Further proof of how awesome you are
You should actually take those down to a tattoo parlor and have em transferred onto your neck 🤣


----------



## Seamus (Jun 21, 2018)

25rides7daysaweek said:


> Further proof of how awesome you are
> You should actually take those down to a tattoo parlor and have em transferred onto your neck 🤣


Since I have a big, shaved head I was thinking one on the forehead and the other around back!


----------



## Uberdriver2710 (Jul 15, 2015)




----------



## Ms. Mercenary (Jul 24, 2020)

Seamus said:


> Since I have a big, shaved head I was thinking one on the forehead and the other around back!


Um. No.

You _know_ the exact place to put it; and when customers are unreasonable, show it to them as proof of your Superstar status.

Um. Why are they giving you the Spring badge in winter? Also, is there a monetary component to these wonderful meaningful awards?

Congrats on showinvg @Rickos69 he’s not the only Teacher’s Pet. 😜


----------



## Seamus (Jun 21, 2018)

Ms. Mercenary said:


> Why I they giving you the Spring badge in winter?


It should say "Covid Sensation". Last year and up to this summer when things started opening up Covid restrictions were great for the food delivery business!


----------



## Ms.
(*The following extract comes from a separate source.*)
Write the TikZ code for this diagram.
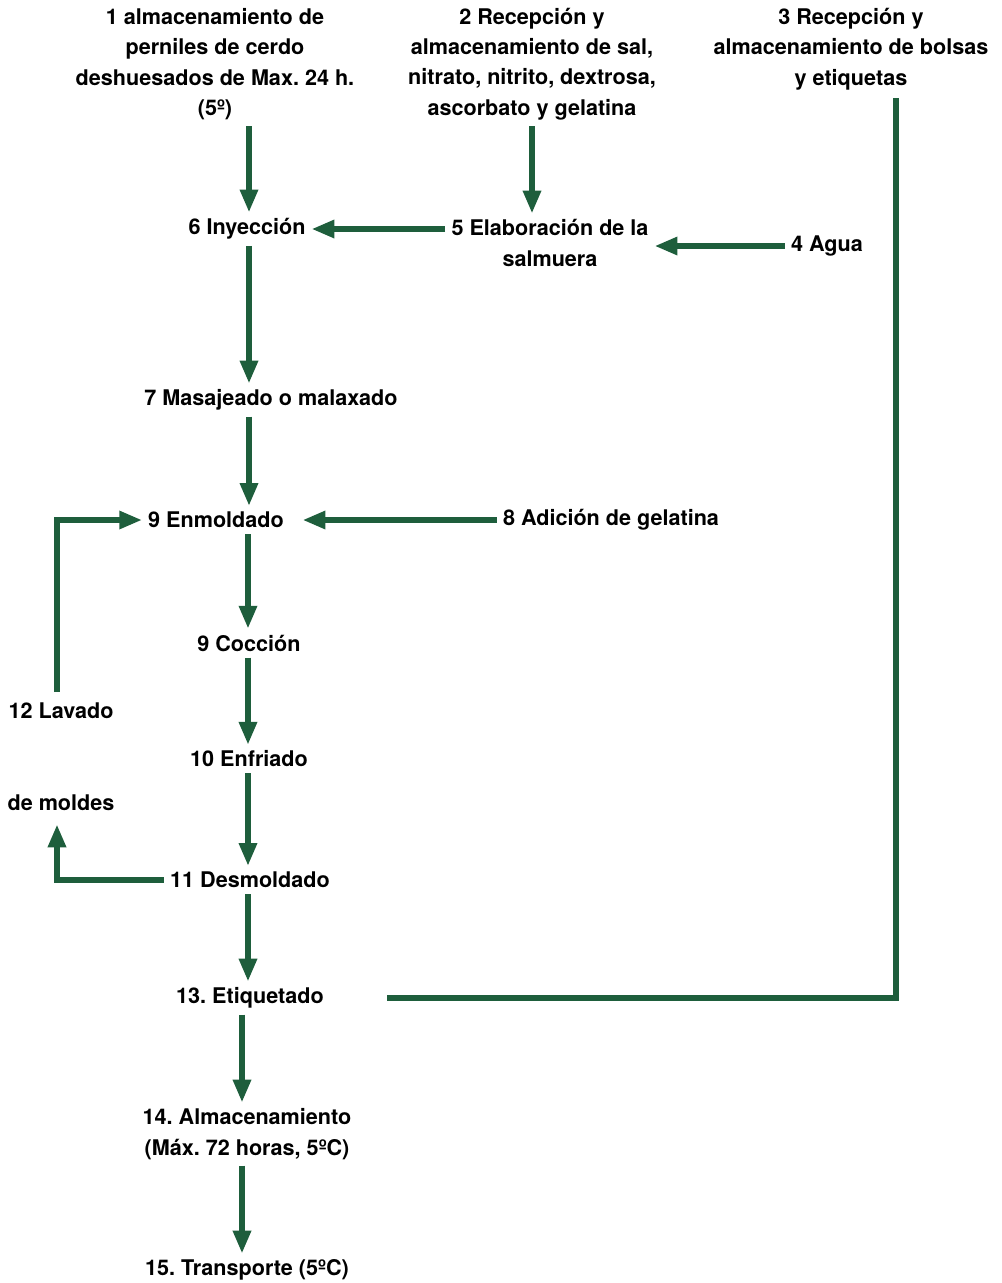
\documentclass[tikz,border=0pt]{standalone}
\usepackage{fontspec}
\setmainfont{TeX Gyre Heros}
\usetikzlibrary{arrows.meta}
\definecolor{fgreen}{RGB}{30,94,60}
\frenchspacing
\begin{document}
\begin{tikzpicture}[x=0.75pt,y=-0.75pt,
  lbl/.style={inner sep=0pt, align=center, font=\bfseries\fontsize{16.2}{22.8}\selectfont},
  arr/.style={line width=3.9pt, draw=fgreen, -{Triangle[length=17pt,width=13pt]}, shorten <=4.5pt, shorten >=4.5pt},
  flow/.style={line width=4.2pt, draw=fgreen}]
\useasboundingbox (0,0) rectangle (1002,1283);
% column positions for the vertical connectors
\coordinate (colA) at (249,0);
\coordinate (colB) at (532,0);
\coordinate (colC) at (248,0);
\coordinate (colD) at (242,0);
\coordinate (colR) at (896,0);
\coordinate (colL) at (57,0);

% process steps
\node[lbl] (n1) at (215,64) {1 almacenamiento de\\perniles de cerdo\\deshuesados de Max. 24 h.\\(5º)};
\node[lbl] (n2) at (532,64) {2 Recepción y\\almacenamiento de sal,\\nitrato, nitrito, dextrosa,\\ascorbato y gelatina};
\node[lbl] (n3) at (851,49) {3 Recepción y\\almacenamiento de bolsas\\y etiquetas};
\node[lbl] (n6) at (247,229) {6 Inyección};
\node[lbl] (n5) at (550,243) {5 Elaboración de la\\salmuera};
\node[lbl] (n4) at (827,246) {4 Agua};
\node[lbl] (n7) at (271,400) {7 Masajeado o malaxado};
\node[lbl] (n9) at (216,520) {9 Enmoldado};
\node[lbl] (n8) at (611,520) {8 Adición de gelatina};
\node[lbl] (n9b) at (249,643) {9 Cocción};
\node[lbl] (n12) at (61,711) {12 Lavado};
\node[lbl] (n10) at (249,759) {10 Enfriado};
\node[lbl] (nmol) at (61,803) {de moldes};
\node[lbl] (n11) at (250,880) {11 Desmoldado};
\node[lbl] (n13) at (250,998) {13. Etiquetado};
\node[lbl] (n14) at (247,1134) {14. Almacenamiento\\(Máx. 72 horas, 5ºC)};
\node[lbl] (n15) at (247,1270) {15. Transporte (5ºC)};

% connectors
\draw[arr] (n1.south -| colA) -- (n6.north -| colA);
\draw[arr] (n2.south -| colB) -- (n5.north -| colB);
\draw[arr] (n5.west |- n6.east) -- (n6.east);
\draw[arr] (n4.west) -- (n4.west -| n5.east);
\draw[arr] (n6.south -| colA) -- (n7.north -| colA);
\draw[arr] (n7.south -| colA) -- (n9.north -| colA);
\draw[arr, shorten >=14pt] (n8.west) -- (n9.east);
\draw[arr, shorten <=8pt] (n12.north -| colL) |- (n9.west);
\draw[arr] (n9.south -| colC) -- (n9b.north -| colC);
\draw[arr] (n9b.south -| colC) -- (n10.north -| colC);
\draw[arr] (n10.south -| colC) -- (n11.north -| colC);
\draw[arr, shorten >=10pt] (n11.west) -| (nmol.south -| colL);
\draw[arr] (n11.south -| colC) -- (n13.north -| colC);
\draw[arr] (n13.south -| colD) -- (n14.north -| colD);
\draw[arr] (n14.south -| colD) -- (n15.north -| colD);
\draw[flow, shorten <=6pt, shorten >=47pt] (n3.south -| colR) |- (n13.east);
\end{tikzpicture}
\end{document}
Mercenary (Jul 24, 2020)

Seamus said:


> It should say "Covid Sensation". Last year and up to this summer when things started opening up Covid restrictions were great for the food delivery business!
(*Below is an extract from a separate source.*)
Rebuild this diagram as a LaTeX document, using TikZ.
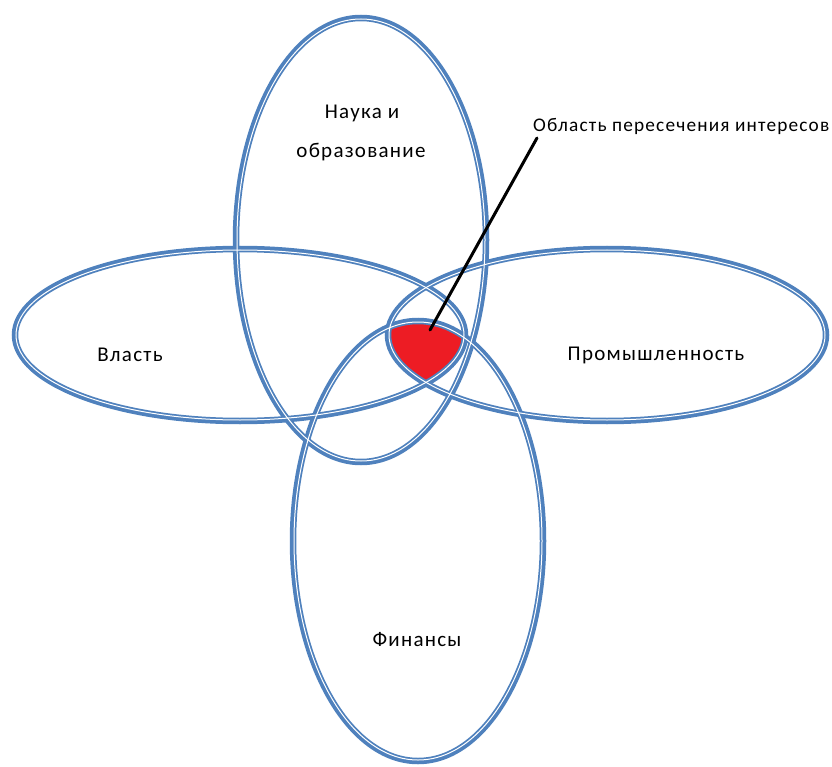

Well I was boarded up. I started self-isolating well before the rest of the country. Because I actually watch World News, not the media’s
briefings on what they decide is world news. 😂


----------



## Rickos69 (Nov 8, 2018)

Seamus said:


> My friend @Rickos69 thinks he gets all the badges! _Oh yeah Rickos??_
> View attachment 631868


Say What? 
Don't provoke me, I got more!!!


----------



## Ms. Mercenary (Jul 24, 2020)

I didn’t get any. Not even “Purdiest Ant”.
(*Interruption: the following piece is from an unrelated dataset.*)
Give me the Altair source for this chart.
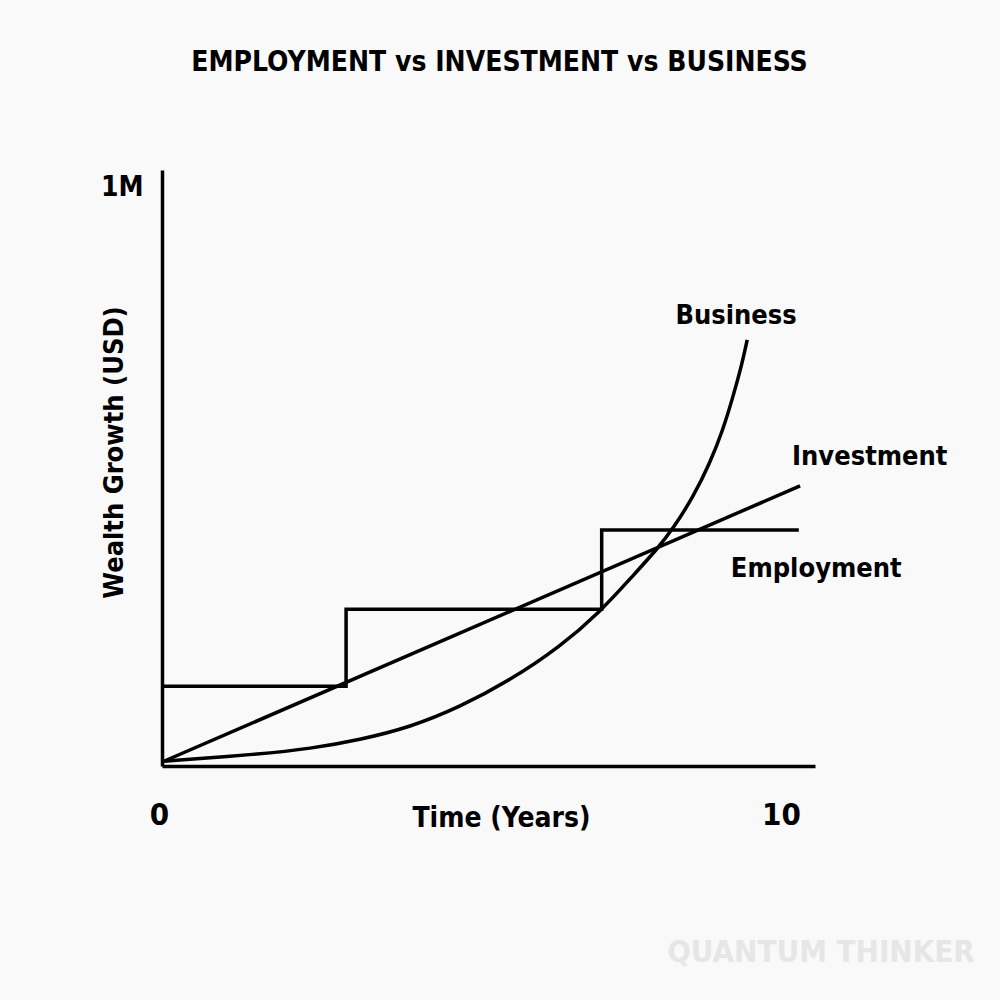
import altair as alt
import pandas as pd

FONT = "DejaVu Sans Condensed, Liberation Sans Narrow, sans-serif"

# ---- data (x in years, y in millions USD) ----
emp_x = [0.0, 2.96, 7.07, 10.24]
emp_y = [0.134, 0.263, 0.396, 0.396]

inv_x = [0.03, 10.26]
inv_y = [0.008, 0.470]

biz_x = [0.03, 1.58, 2.38, 3.18, 3.99, 4.79, 5.60, 6.40, 7.04, 7.57, 7.98,
         8.22, 8.54, 8.81, 9.02, 9.18, 9.33, 9.41]
biz_y = [0.008, 0.020, 0.029, 0.044, 0.065, 0.099, 0.144, 0.200, 0.258, 0.319,
         0.366, 0.399, 0.451, 0.508, 0.564, 0.619, 0.676, 0.715]

label_text = ["Business", "Investment", "Employment"]
label_x = [9.23, 11.38, 10.52]
label_y = [0.755, 0.518, 0.330]

wm_text = ["QUANTUM THINKER"]
wm_x = [13.07]
wm_y = [-0.314]

x_ticks = [0, 10]
y_ticks = [1]

emp = pd.DataFrame({"x": emp_x, "y": emp_y})
inv = pd.DataFrame({"x": inv_x, "y": inv_y})
biz = pd.DataFrame({"x": biz_x, "y": biz_y})
labels = pd.DataFrame({"t": label_text, "x": label_x, "y": label_y})
wm = pd.DataFrame({"t": wm_text, "x": wm_x, "y": wm_y})

xs = alt.Scale(domain=[0, 10.5], nice=False, zero=False)
ys = alt.Scale(domain=[0, 1], nice=False, zero=False)

x_axis = alt.Axis(
    values=x_ticks, format="d", grid=False, ticks=False, domain=True,
    domainColor="black", domainWidth=3.5, labelFlush=False,
    labelFont=FONT, labelFontSize=31, labelFontWeight="bold", labelColor="black",
    labelPadding=34, labelOffset=-3,
    title="Time (Years)", titleFont=FONT, titleFontSize=28, titleFontWeight="bold",
    titleColor="black", titleX=339, titleY=38, titleBaseline="top", titleAlign="center",
)
y_axis = alt.Axis(
    values=y_ticks, labelExpr="'1M'", grid=False, ticks=False, domain=True,
    domainColor="black", domainWidth=3.5, labelFlush=False,
    labelFont=FONT, labelFontSize=28, labelFontWeight="bold", labelColor="black",
    labelPadding=19, labelBaseline="top", labelOffset=3,
    title="Wealth Growth (USD)", titleFont=FONT, titleFontSize=27, titleFontWeight="bold",
    titleColor="black", titleX=-48, titleY=282, titleAlign="center", titleBaseline="middle",
)

emp_line = alt.Chart(emp).mark_line(color="black", strokeWidth=3.5, interpolate="step-after").encode(
    x=alt.X("x:Q", scale=xs, axis=x_axis), y=alt.Y("y:Q", scale=ys, axis=y_axis))
inv_line = alt.Chart(inv).mark_line(color="black", strokeWidth=3.5).encode(
    x=alt.X("x:Q", scale=xs), y=alt.Y("y:Q", scale=ys))
biz_line = alt.Chart(biz).mark_line(color="black", strokeWidth=3.5, interpolate="basis").encode(
    x=alt.X("x:Q", scale=xs), y=alt.Y("y:Q", scale=ys))

lab = alt.Chart(labels).mark_text(
    font=FONT, fontSize=27, fontWeight="bold", color="black", align="center", baseline="middle"
).encode(x=alt.X("x:Q", scale=xs), y=alt.Y("y:Q", scale=ys), text="t:N")

wmark = alt.Chart(wm).mark_text(
    font=FONT, fontSize=31, fontWeight="bold", color="#e6e6e6", align="right", baseline="middle"
).encode(x=alt.X("x:Q", scale=xs), y=alt.Y("y:Q", scale=ys), text="t:N")

chart = alt.layer(wmark, emp_line, inv_line, biz_line, lab).properties(
    width=653, height=596,
    autosize=alt.AutoSizeParams(type="none"),
    padding={"left": 162, "top": 170, "right": 185, "bottom": 234},
    background="#f9f9f9",
    title=alt.TitleParams(
        "EMPLOYMENT vs INVESTMENT vs BUSINESS", font=FONT, fontSize=28,
        fontWeight="bold", color="black", anchor="middle", offset=93, dx=11,
    ),
).configure_view(stroke=None)

chart.save("out.html", embed_options={"renderer": "svg", "actions": False})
I feel so underappreciated!

I’m going to go stuff my face with the pork roast I thought I ruined which turned out to be perfect and deeeeelishuz!!!


----------



## UberBastid (Oct 1, 2016)

I'd get that "spring sensation" enlarged to at least 12 inches and sewn on my leather motorcycle cut.

"He who spring off inner spring this spring, have offspring next spring."
Confucious


----------



## Seamus (Jun 21, 2018)

Rickos69 said:


> Say What?
> Don't provoke me, I got more!!!
> View attachment 631878


I guess you didn't get the memo! "Front Runner" was for those that couldn't qualify for the "Sensation" designation!

I know you still beat me though. Ever since you got that "Popeyes Dandy Dasher" badge you've been letting these badges go to your head! I am surprised you sewed it on your Red DoorDash Jacket!


----------



## Rickos69 (Nov 8, 2018)

Seamus said:


> I guess you didn't get the memo! "Front Runner" was for those that couldn't qualify for the "Sensation" designation!


Only because half the year I was doing DoorDash.


----------



## Rickos69 (Nov 8, 2018)

Seamus said:


> I guess you didn't get the memo! "Front Runner" was for those that couldn't qualify for the "Sensation" designation!


But just in case you didn't get the message...


----------



## jaxbeachrides (May 27, 2015)

I didn't see the ulmighty "contract violation". You will simply have to work harder.


----------



## Another Uber Driver (May 27, 2015)




----------